→ **Set problem**:
Exclude the pictures and return every line exactly as written.

→ **Provided data**:

-- Start --

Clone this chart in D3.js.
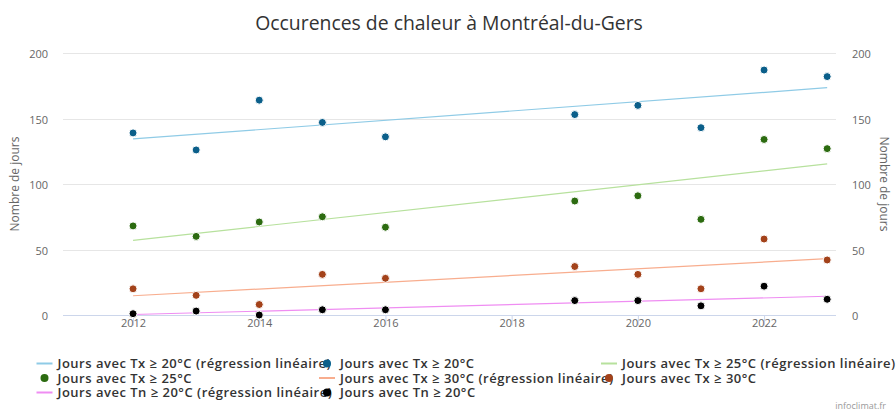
<!DOCTYPE html>
<html>
<head>
<meta charset="utf-8">
<script src="https://cdn.jsdelivr.net/npm/d3@7"></script>
<style>
  body { margin: 0; background: #fff; }
  svg { display: block; font-family: "Open Sans", "DejaVu Sans", sans-serif; }
</style>
</head>
<body>
<svg id="chart"></svg>
<script>
// data
var years = [2012, 2013, 2014, 2015, 2016, 2019, 2020, 2021, 2022, 2023];
var tx20 = [139, 126, 164, 147, 136, 153, 160, 143, 187, 182];
var tx25 = [68, 60, 71, 75, 67, 87, 91, 73, 134, 127];
var tx30 = [20, 15, 8, 31, 28, 37, 31, 20, 58, 42];
var tn20 = [1, 3, 0, 4, 4, 11, 11, 7, 22, 12];
// regression lines, start and end values
var regYears = [2012, 2023];
var tx20Reg = [134.4, 173.5];
var tx25Reg = [57, 115.3];
var tx30Reg = [14.7, 43];
var tn20Reg = [0.4, 14.3];
var xTicks = [2012, 2014, 2016, 2018, 2020, 2022];
var yTicks = [0, 50, 100, 150, 200];

var width = 896, height = 414;
var plot = { left: 63, right: 836, top: 53, bottom: 315 };

var series = [
	{ name: 'Jours avec Tx ≥ 20°C', vals: tx20, reg: tx20Reg, dot: '#0b5f8a', line: '#8fcbe6' },
	{ name: 'Jours avec Tx ≥ 25°C', vals: tx25, reg: tx25Reg, dot: '#2c6b10', line: '#b7e19d' },
	{ name: 'Jours avec Tx ≥ 30°C', vals: tx30, reg: tx30Reg, dot: '#a3421a', line: '#f8ad8e' },
	{ name: 'Jours avec Tn ≥ 20°C', vals: tn20, reg: tn20Reg, dot: '#000000', line: '#ef8df2' }
];

var svg = d3.select('#chart')
	.attr('width', width)
	.attr('height', height);

var x = d3.scaleLinear().domain([2010.89, 2023.14]).range([plot.left, plot.right]);
var y = d3.scaleLinear().domain([0, 200]).range([plot.bottom, plot.top]);

svg.append('text')
	.attr('x', width / 2 + 1)
	.attr('y', 30)
	.attr('text-anchor', 'middle')
	.attr('font-size', '19.4px')
	.attr('fill', '#333')
	.text('Occurences de chaleur à Montréal-du-Gers');

// gridlines
svg.append('g').selectAll('line')
	.data(yTicks.filter(function(d) { return d > 0; }))
	.join('line')
	.attr('x1', plot.left).attr('x2', plot.right)
	.attr('y1', function(d) { return Math.round(y(d)) + 0.5; })
	.attr('y2', function(d) { return Math.round(y(d)) + 0.5; })
	.attr('stroke', '#e6e6e6');

// y axes (left and right), no lines
var yLeft = svg.append('g')
	.attr('transform', 'translate(' + (plot.left - 15) + ',0)')
	.call(d3.axisLeft(y).tickValues(yTicks).tickSize(0).tickPadding(0));
var yRight = svg.append('g')
	.attr('transform', 'translate(' + (plot.right + 16) + ',0)')
	.call(d3.axisRight(y).tickValues(yTicks).tickSize(0).tickPadding(0));
[yLeft, yRight].forEach(function(g) {
	g.select('.domain').remove();
	g.selectAll('text')
		.attr('fill', '#666')
		.attr('font-size', '11px')
		.attr('font-family', '"Open Sans", sans-serif')
		.attr('dy', '0.62em')
		.attr('transform', 'translate(0,-2)');
});

svg.append('text')
	.attr('transform', 'translate(19,' + (plot.top + plot.bottom) / 2 + ') rotate(-90)')
	.attr('text-anchor', 'middle')
	.attr('font-size', '12px')
	.attr('fill', '#666')
	.text('Nombre de jours');
svg.append('text')
	.attr('transform', 'translate(880,' + (plot.top + plot.bottom) / 2 + ') rotate(90)')
	.attr('text-anchor', 'middle')
	.attr('font-size', '12px')
	.attr('fill', '#666')
	.text('Nombre de jours');

// x axis
var xAxis = svg.append('g')
	.attr('transform', 'translate(0,' + (plot.bottom + 0.5) + ')')
	.call(d3.axisBottom(x).tickValues(xTicks).tickFormat(d3.format('d')).tickSize(10).tickSizeOuter(0).tickPadding(3));
xAxis.select('.domain').attr('stroke', '#ccd6eb').attr('d', 'M' + plot.left + ',0H' + plot.right);
xAxis.selectAll('line').attr('stroke', '#ccd6eb');
xAxis.selectAll('text')
	.attr('fill', '#666')
	.attr('font-size', '11px')
	.attr('font-family', '"Open Sans", sans-serif')
	.attr('dy', '-0.1em');

// regression lines
var regLine = d3.line()
	.x(function(d, i) { return x(regYears[i]); })
	.y(function(d) { return y(d); });
svg.append('g').selectAll('path')
	.data(series)
	.join('path')
	.attr('d', function(s) { return regLine(s.reg); })
	.attr('fill', 'none')
	.attr('stroke', function(s) { return s.line; })
	.attr('stroke-width', 1.2);

// points
series.forEach(function(s) {
	svg.append('g').selectAll('circle')
		.data(s.vals)
		.join('circle')
		.attr('cx', function(d, i) { return x(years[i]); })
		.attr('cy', function(d) { return y(d); })
		.attr('r', 4)
		.attr('fill', s.dot)
		.attr('stroke', '#fff')
		.attr('stroke-width', 1);
});

// legend: 8 items, 3 columns (long labels run under the next item, as in the original)
var legendItems = [];
series.forEach(function(s) {
	legendItems.push({ label: s.name + ' (régression linéaire)', type: 'line', color: s.line });
	legendItems.push({ label: s.name, type: 'dot', color: s.dot });
});
var colX = [44.5, 327, 609];
var rowY = [363.5, 378, 392.5];
var legend = svg.append('g');
var item = legend.selectAll('g')
	.data(legendItems)
	.join('g')
	.attr('transform', function(d, i) {
		return 'translate(' + colX[i % 3] + ',' + rowY[Math.floor(i / 3)] + ')';
	});
item.append('text')
	.attr('x', 13)
	.attr('dy', '0.35em')
	.attr('font-size', '13px')
	.attr('font-weight', 600)
	.attr('letter-spacing', '0.5px')
	.attr('fill', '#333')
	.text(function(d) { return d.label; });
item.filter(function(d) { return d.type === 'line'; })
	.append('line')
	.attr('x1', -8).attr('x2', 8)
	.attr('stroke', function(d) { return d.color; })
	.attr('stroke-width', 2);
item.filter(function(d) { return d.type === 'dot'; })
	.append('circle')
	.attr('r', 4)
	.attr('fill', function(d) { return d.color; });

svg.append('text')
	.attr('x', 886)
	.attr('y', 409)
	.attr('text-anchor', 'end')
	.attr('font-size', '9px')
	.attr('fill', '#999')
	.text('infoclimat.fr');
</script>
</body>
</html>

-- End --

→ **Result of the task**:
Clone this chart in D3.js.
<!DOCTYPE html>
<html>
<head>
<meta charset="utf-8">
<script src="https://cdn.jsdelivr.net/npm/d3@7"></script>
<style>
  body { margin: 0; background: #fff; }
  svg { display: block; font-family: "Open Sans", "DejaVu Sans", sans-serif; }
</style>
</head>
<body>
<svg id="chart"></svg>
<script>
// data
var years = [2012, 2013, 2014, 2015, 2016, 2019, 2020, 2021, 2022, 2023];
var tx20 = [139, 126, 164, 147, 136, 153, 160, 143, 187, 182];
var tx25 = [68, 60, 71, 75, 67, 87, 91, 73, 134, 127];
var tx30 = [20, 15, 8, 31, 28, 37, 31, 20, 58, 42];
var tn20 = [1, 3, 0, 4, 4, 11, 11, 7, 22, 12];
// regression lines, start and end values
var regYears = [2012, 2023];
var tx20Reg = [134.4, 173.5];
var tx25Reg = [57, 115.3];
var tx30Reg = [14.7, 43];
var tn20Reg = [0.4, 14.3];
var xTicks = [2012, 2014, 2016, 2018, 2020, 2022];
var yTicks = [0, 50, 100, 150, 200];

var width = 896, height = 414;
var plot = { left: 63, right: 836, top: 53, bottom: 315 };

var series = [
	{ name: 'Jours avec Tx ≥ 20°C', vals: tx20, reg: tx20Reg, dot: '#0b5f8a', line: '#8fcbe6' },
	{ name: 'Jours avec Tx ≥ 25°C', vals: tx25, reg: tx25Reg, dot: '#2c6b10', line: '#b7e19d' },
	{ name: 'Jours avec Tx ≥ 30°C', vals: tx30, reg: tx30Reg, dot: '#a3421a', line: '#f8ad8e' },
	{ name: 'Jours avec Tn ≥ 20°C', vals: tn20, reg: tn20Reg, dot: '#000000', line: '#ef8df2' }
];

var svg = d3.select('#chart')
	.attr('width', width)
	.attr('height', height);

var x = d3.scaleLinear().domain([2010.89, 2023.14]).range([plot.left, plot.right]);
var y = d3.scaleLinear().domain([0, 200]).range([plot.bottom, plot.top]);

svg.append('text')
	.attr('x', width / 2 + 1)
	.attr('y', 30)
	.attr('text-anchor', 'middle')
	.attr('font-size', '19.4px')
	.attr('fill', '#333')
	.text('Occurences de chaleur à Montréal-du-Gers');

// gridlines
svg.append('g').selectAll('line')
	.data(yTicks.filter(function(d) { return d > 0; }))
	.join('line')
	.attr('x1', plot.left).attr('x2', plot.right)
	.attr('y1', function(d) { return Math.round(y(d)) + 0.5; })
	.attr('y2', function(d) { return Math.round(y(d)) + 0.5; })
	.attr('stroke', '#e6e6e6');

// y axes (left and right), no lines
var yLeft = svg.append('g')
	.attr('transform', 'translate(' + (plot.left - 15) + ',0)')
	.call(d3.axisLeft(y).tickValues(yTicks).tickSize(0).tickPadding(0));
var yRight = svg.append('g')
	.attr('transform', 'translate(' + (plot.right + 16) + ',0)')
	.call(d3.axisRight(y).tickValues(yTicks).tickSize(0).tickPadding(0));
[yLeft, yRight].forEach(function(g) {
	g.select('.domain').remove();
	g.selectAll('text')
		.attr('fill', '#666')
		.attr('font-size', '11px')
		.attr('font-family', '"Open Sans", sans-serif')
		.attr('dy', '0.62em')
		.attr('transform', 'translate(0,-2)');
});

svg.append('text')
	.attr('transform', 'translate(19,' + (plot.top + plot.bottom) / 2 + ') rotate(-90)')
	.attr('text-anchor', 'middle')
	.attr('font-size', '12px')
	.attr('fill', '#666')
	.text('Nombre de jours');
svg.append('text')
	.attr('transform', 'translate(880,' + (plot.top + plot.bottom) / 2 + ') rotate(90)')
	.attr('text-anchor', 'middle')
	.attr('font-size', '12px')
	.attr('fill', '#666')
	.text('Nombre de jours');

// x axis
var xAxis = svg.append('g')
	.attr('transform', 'translate(0,' + (plot.bottom + 0.5) + ')')
	.call(d3.axisBottom(x).tickValues(xTicks).tickFormat(d3.format('d')).tickSize(10).tickSizeOuter(0).tickPadding(3));
xAxis.select('.domain').attr('stroke', '#ccd6eb').attr('d', 'M' + plot.left + ',0H' + plot.right);
xAxis.selectAll('line').attr('stroke', '#ccd6eb');
xAxis.selectAll('text')
	.attr('fill', '#666')
	.attr('font-size', '11px')
	.attr('font-family', '"Open Sans", sans-serif')
	.attr('dy', '-0.1em');

// regression lines
var regLine = d3.line()
	.x(function(d, i) { return x(regYears[i]); })
	.y(function(d) { return y(d); });
svg.append('g').selectAll('path')
	.data(series)
	.join('path')
	.attr('d', function(s) { return regLine(s.reg); })
	.attr('fill', 'none')
	.attr('stroke', function(s) { return s.line; })
	.attr('stroke-width', 1.2);

// points
series.forEach(function(s) {
	svg.append('g').selectAll('circle')
		.data(s.vals)
		.join('circle')
		.attr('cx', function(d, i) { return x(years[i]); })
		.attr('cy', function(d) { return y(d); })
		.attr('r', 4)
		.attr('fill', s.dot)
		.attr('stroke', '#fff')
		.attr('stroke-width', 1);
});

// legend: 8 items, 3 columns (long labels run under the next item, as in the original)
var legendItems = [];
series.forEach(function(s) {
	legendItems.push({ label: s.name + ' (régression linéaire)', type: 'line', color: s.line });
	legendItems.push({ label: s.name, type: 'dot', color: s.dot });
});
var colX = [44.5, 327, 609];
var rowY = [363.5, 378, 392.5];
var legend = svg.append('g');
var item = legend.selectAll('g')
	.data(legendItems)
	.join('g')
	.attr('transform', function(d, i) {
		return 'translate(' + colX[i % 3] + ',' + rowY[Math.floor(i / 3)] + ')';
	});
item.append('text')
	.attr('x', 13)
	.attr('dy', '0.35em')
	.attr('font-size', '13px')
	.attr('font-weight', 600)
	.attr('letter-spacing', '0.5px')
	.attr('fill', '#333')
	.text(function(d) { return d.label; });
item.filter(function(d) { return d.type === 'line'; })
	.append('line')
	.attr('x1', -8).attr('x2', 8)
	.attr('stroke', function(d) { return d.color; })
	.attr('stroke-width', 2);
item.filter(function(d) { return d.type === 'dot'; })
	.append('circle')
	.attr('r', 4)
	.attr('fill', function(d) { return d.color; });

svg.append('text')
	.attr('x', 886)
	.attr('y', 409)
	.attr('text-anchor', 'end')
	.attr('font-size', '9px')
	.attr('fill', '#999')
	.text('infoclimat.fr');
</script>
</body>
</html>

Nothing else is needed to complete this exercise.